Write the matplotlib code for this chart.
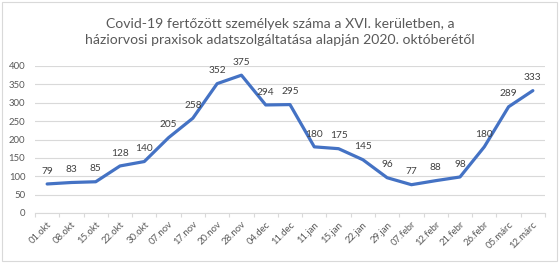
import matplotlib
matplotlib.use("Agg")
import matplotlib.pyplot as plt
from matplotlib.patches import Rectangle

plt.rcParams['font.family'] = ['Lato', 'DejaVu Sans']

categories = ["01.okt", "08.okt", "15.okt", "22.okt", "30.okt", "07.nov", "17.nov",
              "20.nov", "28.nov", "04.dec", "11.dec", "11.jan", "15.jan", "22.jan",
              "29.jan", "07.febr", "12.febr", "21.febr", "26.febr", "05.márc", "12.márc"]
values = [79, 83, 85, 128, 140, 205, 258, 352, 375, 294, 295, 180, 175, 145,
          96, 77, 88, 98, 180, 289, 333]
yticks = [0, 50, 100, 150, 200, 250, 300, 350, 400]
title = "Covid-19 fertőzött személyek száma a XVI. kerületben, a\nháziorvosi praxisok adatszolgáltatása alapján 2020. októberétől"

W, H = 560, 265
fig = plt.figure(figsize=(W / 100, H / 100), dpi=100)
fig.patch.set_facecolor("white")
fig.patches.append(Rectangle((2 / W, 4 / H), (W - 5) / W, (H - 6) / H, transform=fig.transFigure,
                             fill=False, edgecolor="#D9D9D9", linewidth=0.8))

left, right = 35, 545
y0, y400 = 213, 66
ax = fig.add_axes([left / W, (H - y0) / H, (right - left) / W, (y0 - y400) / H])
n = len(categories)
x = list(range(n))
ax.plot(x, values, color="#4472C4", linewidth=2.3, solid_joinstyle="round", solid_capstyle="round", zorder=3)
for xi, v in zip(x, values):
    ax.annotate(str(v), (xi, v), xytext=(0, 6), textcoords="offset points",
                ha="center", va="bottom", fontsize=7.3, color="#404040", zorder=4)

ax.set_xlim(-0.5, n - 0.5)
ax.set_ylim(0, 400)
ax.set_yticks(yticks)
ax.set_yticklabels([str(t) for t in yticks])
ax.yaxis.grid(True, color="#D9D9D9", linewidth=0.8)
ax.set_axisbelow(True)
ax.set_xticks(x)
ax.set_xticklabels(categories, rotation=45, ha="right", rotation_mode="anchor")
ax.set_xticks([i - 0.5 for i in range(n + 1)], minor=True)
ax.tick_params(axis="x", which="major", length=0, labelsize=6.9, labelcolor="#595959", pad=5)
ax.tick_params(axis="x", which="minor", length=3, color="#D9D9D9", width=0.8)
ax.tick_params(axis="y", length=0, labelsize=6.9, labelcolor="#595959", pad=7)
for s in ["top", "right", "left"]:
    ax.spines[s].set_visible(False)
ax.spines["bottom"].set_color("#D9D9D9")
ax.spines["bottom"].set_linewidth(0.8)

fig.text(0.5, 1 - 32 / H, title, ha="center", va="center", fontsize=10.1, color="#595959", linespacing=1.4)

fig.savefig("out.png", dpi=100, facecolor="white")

☆ ☆ ☆ ☆ ☆ ☆ ☆

## GIVEN REQUEST
Copy the listing in full and without alteration, omitting every picture.

## TASK OUTPUT
Write the matplotlib code for this chart.
import matplotlib
matplotlib.use("Agg")
import matplotlib.pyplot as plt
from matplotlib.patches import Rectangle

plt.rcParams['font.family'] = ['Lato', 'DejaVu Sans']

categories = ["01.okt", "08.okt", "15.okt", "22.okt", "30.okt", "07.nov", "17.nov",
              "20.nov", "28.nov", "04.dec", "11.dec", "11.jan", "15.jan", "22.jan",
              "29.jan", "07.febr", "12.febr", "21.febr", "26.febr", "05.márc", "12.márc"]
values = [79, 83, 85, 128, 140, 205, 258, 352, 375, 294, 295, 180, 175, 145,
          96, 77, 88, 98, 180, 289, 333]
yticks = [0, 50, 100, 150, 200, 250, 300, 350, 400]
title = "Covid-19 fertőzött személyek száma a XVI. kerületben, a\nháziorvosi praxisok adatszolgáltatása alapján 2020. októberétől"

W, H = 560, 265
fig = plt.figure(figsize=(W / 100, H / 100), dpi=100)
fig.patch.set_facecolor("white")
fig.patches.append(Rectangle((2 / W, 4 / H), (W - 5) / W, (H - 6) / H, transform=fig.transFigure,
                             fill=False, edgecolor="#D9D9D9", linewidth=0.8))

left, right = 35, 545
y0, y400 = 213, 66
ax = fig.add_axes([left / W, (H - y0) / H, (right - left) / W, (y0 - y400) / H])
n = len(categories)
x = list(range(n))
ax.plot(x, values, color="#4472C4", linewidth=2.3, solid_joinstyle="round", solid_capstyle="round", zorder=3)
for xi, v in zip(x, values):
    ax.annotate(str(v), (xi, v), xytext=(0, 6), textcoords="offset points",
                ha="center", va="bottom", fontsize=7.3, color="#404040", zorder=4)

ax.set_xlim(-0.5, n - 0.5)
ax.set_ylim(0, 400)
ax.set_yticks(yticks)
ax.set_yticklabels([str(t) for t in yticks])
ax.yaxis.grid(True, color="#D9D9D9", linewidth=0.8)
ax.set_axisbelow(True)
ax.set_xticks(x)
ax.set_xticklabels(categories, rotation=45, ha="right", rotation_mode="anchor")
ax.set_xticks([i - 0.5 for i in range(n + 1)], minor=True)
ax.tick_params(axis="x", which="major", length=0, labelsize=6.9, labelcolor="#595959", pad=5)
ax.tick_params(axis="x", which="minor", length=3, color="#D9D9D9", width=0.8)
ax.tick_params(axis="y", length=0, labelsize=6.9, labelcolor="#595959", pad=7)
for s in ["top", "right", "left"]:
    ax.spines[s].set_visible(False)
ax.spines["bottom"].set_color("#D9D9D9")
ax.spines["bottom"].set_linewidth(0.8)

fig.text(0.5, 1 - 32 / H, title, ha="center", va="center", fontsize=10.1, color="#595959", linespacing=1.4)

fig.savefig("out.png", dpi=100, facecolor="white")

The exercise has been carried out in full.